Well that depends. Is the alternative just to print a bunch of business cards, leverage social media and your network for some leads, and hope for the best? That certainly is what a lot of freelancers do, which is why so many fail.
So let’s start with a few questions:
Who is your target customer/client in specific terms? Large businesses or small? Which person in the department? What should the average deal size be? How will you find and reach that person in each firm to make your pitch and sell your services? Do you already have your first three clients? Do you know of at least 10 other real prospects?
Which geographic area will you serve? The local community? The surrounding counties? Multi-state? International?
What will you charge for your services? What assumptions is that estimate based on? What are your costs per client? Do you need liabilities insurance? Do you need to charge sales tax? Are you doing all the sales and billing yourself? How many hours will you spend?
What equipment do you need starting out? In 6 months? In a year? Do you already have it? Will you need to purchase any? Buying or leasing?
How will you market to your clients? How much will you spend on marketing? What is your estimated cost of acquisition per customer?

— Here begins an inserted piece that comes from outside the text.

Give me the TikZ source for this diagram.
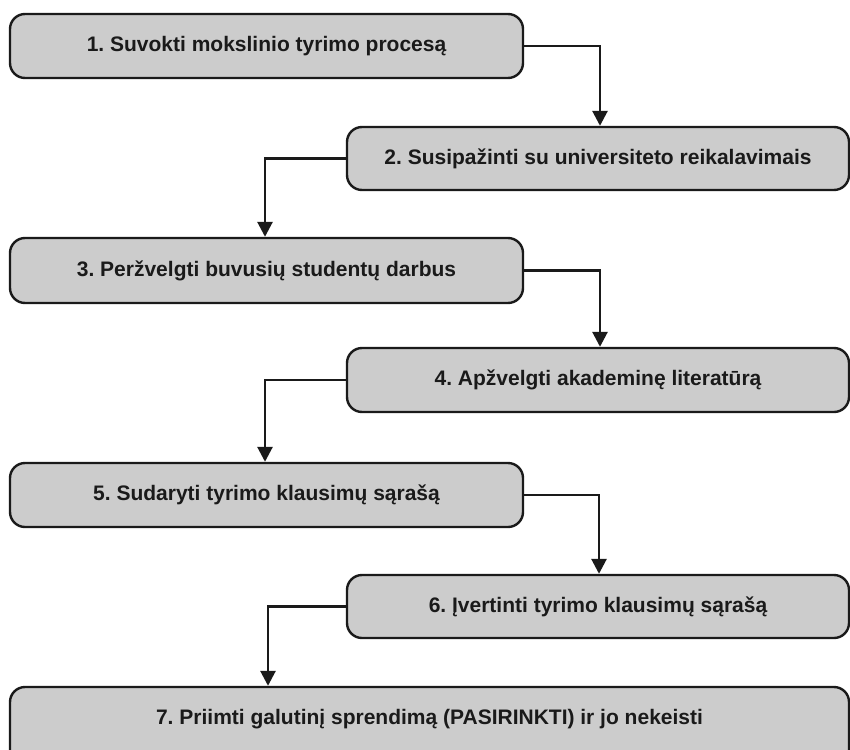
\documentclass[tikz,border=0pt]{standalone}
\usepackage{fontspec}
\setmainfont{Liberation Sans}
\frenchspacing
\usetikzlibrary{arrows.meta}
\definecolor{boxfill}{HTML}{CCCCCC}
\definecolor{ink}{HTML}{1A1A1A}
\tikzset{
  stepbox/.style={draw=ink, line width=2.4pt, fill=boxfill, rounded corners=15pt,
    inner sep=0pt, font=\fontsize{21}{24}\selectfont\bfseries, text=ink},
  flow/.style={draw=ink, line width=2.8pt,
    -{Triangle[length=15pt,width=15pt]}},
}
\begin{document}
\begin{tikzpicture}[x=1pt,y=-1pt]
\useasboundingbox (0,0) rectangle (850,749);
% left column boxes
\node[stepbox, minimum width=513pt, minimum height=64pt] (s1) at (266.5,46) {1. Suvokti mokslinio tyrimo procesą};
\node[stepbox, minimum width=513pt, minimum height=65pt] (s3) at (266.5,270.5) {3. Peržvelgti buvusių studentų darbus};
\node[stepbox, minimum width=513pt, minimum height=64pt] (s5) at (266.5,495) {5. Sudaryti tyrimo klausimų sąrašą};
% right column boxes
\node[stepbox, minimum width=502pt, minimum height=63pt] (s2) at (598,158.5) {2. Susipažinti su universiteto reikalavimais};
\node[stepbox, minimum width=502pt, minimum height=64pt] (s4) at (598,380) {4. Apžvelgti akademinę literatūrą};
\node[stepbox, minimum width=502pt, minimum height=63pt] (s6) at (598,606.5) {6. Įvertinti tyrimo klausimų sąrašą};
% final wide box
\node[stepbox, minimum width=839pt, minimum height=78pt, text depth=18pt] (s7) at (429.5,726) {7. Priimti galutinį sprendimą (PASIRINKTI) ir jo nekeisti};
% connectors
\draw[flow] (s1.east) -| (s2.north -| 600,0);
\draw[flow] (s2.west) -| (s3.north -| 265,0);
\draw[flow] (s3.east) -| (s4.north -| 600,0);
\draw[flow] (s4.west) -| (s5.north -| 265,0);
\draw[flow] (s5.east) -| (s6.north -| 599,0);
\draw[flow] (s6.west) -| (s7.north -| 268,0);
\end{tikzpicture}
\end{document}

How long is your typical engagement? Are you working one client at a time, or several at once? Working from home, or do you need an office? Will you hire others? Will the client cover travel expenses?
How will you legally form your business? Sole proprietorship, LLC, LLP, C-corp, S-Corp? If incorporating, how many shares are you issuing? Are all the shares just for you, or do you have other shareholders/investors?
How will your business grow? What are your expected revenues and costs over the first 3–6 months, the first year, and the first 3 years. Will you be a one person shop just freelancing your services, or hiring others as subcontractors?
I could go on, but I hope you get the picture. Even for a solo freelancer, you need to think things through. You don’t need a 100 page business plan, but you will need to plan and write out exactly what your business will look like to better prepare you to succeed. Think of it like your writing a story, telling someone else what your business will look like in 3 years and how it got there. Keep it high level, don’t over do the detail. Also, keep in mind that most people overestimate revenues and underestimate expenses which is why they go under.